After Robert’s initial visit, he called me again several times to clarify and pursue additional questions. I recommended other experts who had worked with or studied under the Wohlstetters for him to interview. Harry Rowen, my former Defense Department boss, was one. Andrew Marshall, at the Pentagon’s Office of Net Assessment, was another. Both had worked closely with Albert and Roberta at RAND. Later, Harry and I contacted Joan Wohlstetter, Albert and Roberta’s daughter, and persuaded her to make her parents’ private papers at the Hoover Institution’s archives available to Robert. These papers are now open to the public, and some of them are included in this edited volume. Robert’s visits to Washington multiplied as he interviewed more of Albert’s former protégés, as well as his critics.
In 2006, I asked Robert if he would be willing to help out at my nonprofit research organization, the Nonproliferation Policy Education Center (NPEC). He immediately agreed and assumed responsibility for completing research that had already been begun by Paul Lettow on the meaning of “nuclear energy for peaceful purposes” in the Nuclear Nonproliferation Treaty. Although Robert was planning to write a comprehensive biography of Albert Wohlstetter, I encouraged him instead to publish short pieces on the Wohlstetters. His success here led to the next suggestion: an edited volume of Albert and Roberta’s key writings relating to nuclear proliferation and national security affairs, with commentaries by the Wohlstetters’ colleagues and students.

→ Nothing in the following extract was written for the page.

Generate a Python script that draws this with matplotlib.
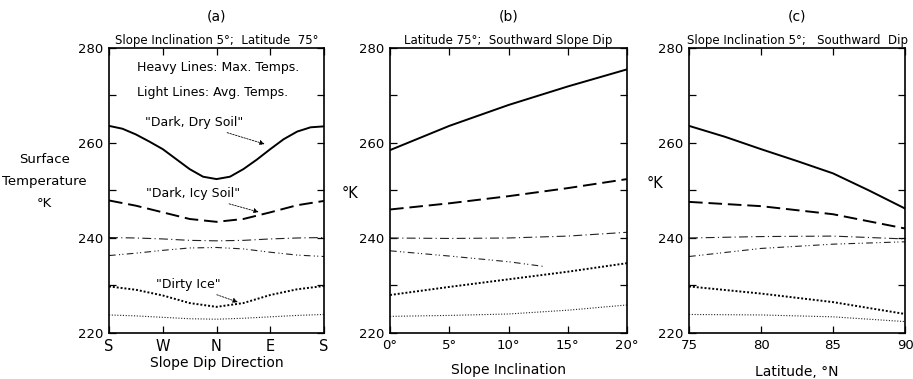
import matplotlib.pyplot as plt
import numpy as np

# (a) slope dip direction, azimuth measured from S through W, N, E back to S
az = [0, 22.5, 45, 67.5, 90, 112.5, 135, 157.5, 180, 202.5, 225, 247.5, 270, 292.5, 315, 337.5, 360]
a_dry_max = [263.6, 263.0, 261.8, 260.3, 258.7, 256.6, 254.5, 252.9, 252.4, 252.9, 254.5, 256.5, 258.7, 260.8, 262.4, 263.3, 263.5]
az9 = [0, 45, 90, 135, 180, 225, 270, 315, 360]
a_icy_max = [247.9, 246.8, 245.4, 244.0, 243.4, 244.0, 245.4, 246.9, 247.8]
a_dry_avg = [240.1, 240.0, 239.8, 239.5, 239.4, 239.5, 239.8, 240.0, 240.1]
a_icy_avg = [236.3, 236.8, 237.4, 237.9, 238.0, 237.7, 237.0, 236.4, 236.1]
a_ice_max = [229.8, 229.1, 227.9, 226.3, 225.5, 226.3, 228.0, 229.2, 229.9]
a_ice_avg = [223.8, 223.6, 223.3, 223.0, 222.9, 223.1, 223.4, 223.7, 223.9]
dir_labels = ["S", "W", "N", "E", "S"]

# (b) slope inclination, degrees
inc = [0, 5, 10, 15, 20]
b_dry_max = [258.5, 263.6, 268.0, 271.9, 275.5]
b_icy_max = [246.0, 247.3, 248.8, 250.5, 252.4]
b_dry_avg = [240.0, 239.9, 240.0, 240.4, 241.2]
inc_short = [0, 5, 10, 13]
b_icy_avg = [237.3, 236.2, 235.0, 234.0]
b_ice_max = [228.0, 229.7, 231.3, 232.9, 234.7]
b_ice_avg = [223.5, 223.7, 224.0, 224.8, 225.9]

# (c) latitude, deg N
lat = [75, 77.5, 80, 82.5, 85, 87.5, 90]
c_dry_max = [263.6, 261.3, 258.7, 256.2, 253.6, 250.0, 246.2]
lat4 = [75, 80, 85, 90]
c_icy_max = [247.6, 246.7, 245.0, 242.0]
c_dry_avg = [240.0, 240.3, 240.4, 239.8]
c_icy_avg = [236.1, 237.8, 238.7, 239.2]
c_ice_max = [229.8, 228.3, 226.5, 224.0]
c_ice_avg = [223.9, 223.8, 223.4, 222.4]

plt.rcParams['font.family'] = 'DejaVu Sans'
plt.rcParams['font.size'] = 9

fig = plt.figure(figsize=(9.13, 3.79), dpi=100)
ax1 = fig.add_axes([0.1194, 0.1214, 0.2355, 0.752])
ax2 = fig.add_axes([0.4272, 0.1214, 0.2596, 0.752])
ax3 = fig.add_axes([0.7547, 0.1214, 0.2366, 0.752])

heavy = dict(color='black', lw=1.4)
light = dict(color='#222222', lw=0.8)
styles = {
    'dry_max': dict(ls='-', **heavy),
    'icy_max': dict(ls=(0, (7, 3)), **heavy),
    'dry_avg': dict(ls=(0, (8, 3, 1, 3)), **light),
    'icy_avg': dict(ls=(0, (6, 3, 1, 2, 1, 3)), **light),
    'ice_max': dict(ls=(0, (1, 1)), **heavy),
    'ice_avg': dict(ls=(0, (1, 1.5)), **light),
}

ax1.plot(az, a_dry_max, **styles['dry_max'])
ax1.plot(az9, a_icy_max, **styles['icy_max'])
ax1.plot(az9, a_dry_avg, **styles['dry_avg'])
ax1.plot(az9, a_icy_avg, **styles['icy_avg'])
ax1.plot(az9, a_ice_max, **styles['ice_max'])
ax1.plot(az9, a_ice_avg, **styles['ice_avg'])

ax2.plot(inc, b_dry_max, **styles['dry_max'])
ax2.plot(inc, b_icy_max, **styles['icy_max'])
ax2.plot(inc, b_dry_avg, **styles['dry_avg'])
ax2.plot(inc_short, b_icy_avg, **styles['icy_avg'])
ax2.plot(inc, b_ice_max, **styles['ice_max'])
ax2.plot(inc, b_ice_avg, **styles['ice_avg'])

ax3.plot(lat, c_dry_max, **styles['dry_max'])
ax3.plot(lat4, c_icy_max, **styles['icy_max'])
ax3.plot(lat4, c_dry_avg, **styles['dry_avg'])
ax3.plot(lat4, c_icy_avg, **styles['icy_avg'])
ax3.plot(lat4, c_ice_max, **styles['ice_max'])
ax3.plot(lat4, c_ice_avg, **styles['ice_avg'])

for ax in (ax1, ax2, ax3):
    ax.set_ylim(220, 280)
    ax.set_yticks([220, 240, 260, 280])
    ax.set_yticks([230, 250, 270], minor=True)
    ax.tick_params(which='both', direction='in', top=True, right=True,
                   length=5, width=0.9, labelsize=9.5, pad=4)
    for s in ax.spines.values():
        s.set_linewidth(1.2)

ax1.set_xlim(0, 360)
ax1.set_xticks([0, 90, 180, 270, 360])
ax1.set_xticklabels(dir_labels, fontsize=10.5)
ax2.set_xlim(0, 20)
ax2.set_xticks(inc)
ax2.set_xticklabels([f"{v}°" for v in inc])
ax3.set_xlim(75, 90)
ax3.set_xticks([75, 80, 85, 90])

ax1.set_xlabel("Slope Dip Direction", fontsize=10, labelpad=2)
ax2.set_xlabel("Slope Inclination", fontsize=10, labelpad=8)
ax3.set_xlabel("Latitude, °N", fontsize=10, labelpad=10)

fig.text(0.049, 0.52, "Surface\nTemperature\n°K", ha='center', va='center',
         fontsize=9.5, linespacing=1.9)
ax2.set_ylabel("°K", fontsize=10.5, rotation=0, va='center', ha='center')
ax3.set_ylabel("°K", fontsize=10.5, rotation=0, va='center', ha='center')
ax2.yaxis.set_label_coords(-0.169, 0.491)
ax3.yaxis.set_label_coords(-0.157, 0.526)

for ax, lab, sub in ((ax1, "(a)", "Slope Inclination 5°;  Latitude  75°"),
                     (ax2, "(b)", "Latitude 75°;  Southward Slope Dip"),
                     (ax3, "(c)", "Slope Inclination 5°;   Southward  Dip")):
    ax.text(0.5, 1.109, lab, transform=ax.transAxes, ha='center', va='center', fontsize=10)
    ax.text(0.5, 1.005, sub, transform=ax.transAxes, ha='center', va='bottom', fontsize=8.5)

ax1.text(0.13, 0.93, "Heavy Lines: Max. Temps.", transform=ax1.transAxes, fontsize=9, va='center')
ax1.text(0.13, 0.845, "Light Lines: Avg. Temps.", transform=ax1.transAxes, fontsize=9, va='center')

arrow = dict(arrowstyle='-|>', lw=0.6, color='black', mutation_scale=7, linestyle=(0, (2, 1.5)))
ax1.annotate('"Dark, Dry Soil"', xy=(265, 259.6), xytext=(60, 264.3), fontsize=9,
             va='center', arrowprops=arrow)
ax1.annotate('"Dark, Icy Soil"', xy=(255, 245.3), xytext=(62, 249.3), fontsize=9,
             va='center', arrowprops=arrow)
ax1.annotate('"Dirty Ice"', xy=(220, 226.3), xytext=(78, 230.2), fontsize=9,
             va='center', arrowprops=arrow)

fig.savefig("out.png", dpi=100)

I worked with him to develop a grant proposal.
The result is this volume, which is designed not as a eulogy or a Festschrift, but as a testament to the continuing relevance of the work of Albert and Roberta Wohlstetter in the fields of nuclear and security policy analysis. Albert and Roberta wrote hundreds of articles and studies on U.S. policy on the Balkans, as well as the Persian Gulf; strategic command and control; intelligence and warning; NATO nuclear planning; U.S.-Russian arms control; strategic and theater missile defenses; the economics and military dangers of civilian nuclear energy; nuclear safeguards and nuclear nonproliferation; and military nuclear strategy and methods of policy analysis and design. Their contributions to and influence in these areas of policy were considerable. As a result, it simply is not possible to include in a single volume all of the studies and writings that one would need in order to cover the full extent of their work.

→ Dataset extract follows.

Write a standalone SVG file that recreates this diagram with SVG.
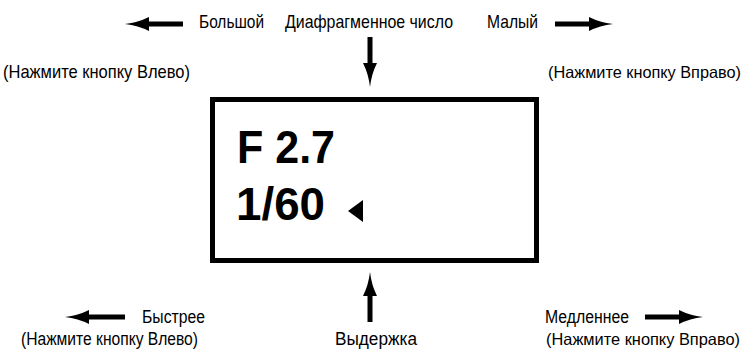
<svg xmlns="http://www.w3.org/2000/svg" width="745" height="351" viewBox="0 0 745 351">
  <style>
    .lbl { font-family: "Liberation Sans", Arial, sans-serif; font-size: 18.5px; fill: #000; }
    .lbl2 { font-family: "Liberation Sans", Arial, sans-serif; font-size: 17.5px; fill: #000; }
    .rt { font-family: "Liberation Sans", Arial, sans-serif; font-size: 16.5px; fill: #000; text-anchor: end; }
    .big { font-family: "Liberation Sans", Arial, sans-serif; font-size: 46px; font-weight: bold; fill: #000; }
    .arr { stroke: #000; stroke-width: 5; fill: none; marker-end: url(#head); }
  </style>
  <defs>
    <marker id="head" viewBox="0 0 24 14" markerUnits="userSpaceOnUse" markerWidth="24" markerHeight="14" refX="3" refY="7" orient="auto">
      <path d="M0,0 Q11,5.5 24,7 Q11,8.5 0,14 Z" fill="#000"/>
    </marker>
  </defs>
  <rect width="745" height="351" fill="#fff"/>

  <g id="connectors">
    <line class="arr" x1="183" y1="24" x2="146" y2="24"/>
    <line class="arr" x1="555" y1="24" x2="592" y2="24"/>
    <line class="arr" x1="370" y1="37" x2="370" y2="66"/>
    <line class="arr" x1="370" y1="322" x2="370" y2="293"/>
    <line class="arr" x1="125" y1="317" x2="86" y2="317"/>
    <line class="arr" x1="645" y1="317" x2="682" y2="317"/>
  </g>

  <g id="display">
    <rect x="212.5" y="99.5" width="324" height="161" fill="none" stroke="#000" stroke-width="5"/>
    <text class="big" x="237" y="163" textLength="98" lengthAdjust="spacingAndGlyphs">F 2.7</text>
    <text class="big" x="236" y="220" textLength="89" lengthAdjust="spacingAndGlyphs">1/60</text>
    <path d="M348,211 L363,200 L363,222 Z" fill="#000"/>
  </g>

  <g id="top-left">
    <text class="lbl" x="199" y="28" textLength="65" lengthAdjust="spacingAndGlyphs">Большой</text>
    <text class="lbl" x="3" y="78" textLength="187" lengthAdjust="spacingAndGlyphs">(Нажмите кнопку Влево)</text>
  </g>
  <g id="top-center">
    <text class="lbl" x="285" y="28" textLength="168" lengthAdjust="spacingAndGlyphs">Диафрагменное число</text>
  </g>
  <g id="top-right">
    <text class="lbl" x="487" y="28" textLength="51" lengthAdjust="spacingAndGlyphs">Малый</text>
    <text class="rt" x="741" y="78" textLength="193" lengthAdjust="spacingAndGlyphs">(Нажмите кнопку Вправо)</text>
  </g>
  <g id="bottom-left">
    <text class="lbl2" x="142" y="323" textLength="63" lengthAdjust="spacingAndGlyphs">Быстрее</text>
    <text class="lbl2" x="21" y="345" textLength="177" lengthAdjust="spacingAndGlyphs">(Нажмите кнопку Влево)</text>
  </g>
  <g id="bottom-center">
    <text class="lbl2" x="335" y="345" textLength="82" lengthAdjust="spacingAndGlyphs">Выдержка</text>
  </g>
  <g id="bottom-right">
    <text class="lbl2" x="545" y="323" textLength="84" lengthAdjust="spacingAndGlyphs">Медленнее</text>
    <text class="rt" x="740" y="345" textLength="194" lengthAdjust="spacingAndGlyphs">(Нажмите кнопку Вправо)</text>
  </g>
</svg>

Still, publishing selections of their most important writings is worthwhile. Increased concern about the spread of nuclear weapons in the Far and Middle East, the controversy surrounding civilian nuclear cooperation with India, the global revival of nuclear power and debate over its economics and security implications, the controversies surrounding how the Nuclear Nonproliferation Treaty’s obligations and rights are being cynically read by Iran and other states—all of these issues have prompted Washington pundits and national security analysts to cite the Wohlstetters’ work. The same can also be said of the security concerns recently raised by Islamic fundamentalism, the continued instability of the Balkans, the questions surrounding NATO’s future and America’s alliances in the Far East, the relevance of nuclear deterrence after the Cold War, and the emergence of ballistic missile defense as a key ingredient in strategic forces and alliance relations.
This volume can hardly cover all the insights that the Wohlstetters’ work might shed on these topics. Instead, it is designed to make some of the most significant of Albert and Roberta’s writings—many of which were previously unpublished—much more accessible. Using this volume’s references and its companion website, Albert Wohlstetter Dot Com (www.albertwohlstetter.com), readers will be able to view some of the most interesting of the Wohlstetters’ archived analyses. Finally, Robert Zarate’s introductory essay and the subsequent commentaries, which have been written by some of Albert and Roberta’s closest colleagues and students, should help to introduce the Wohlstetters’ works not only to current policymakers and security planners, but to students who may later assume these roles.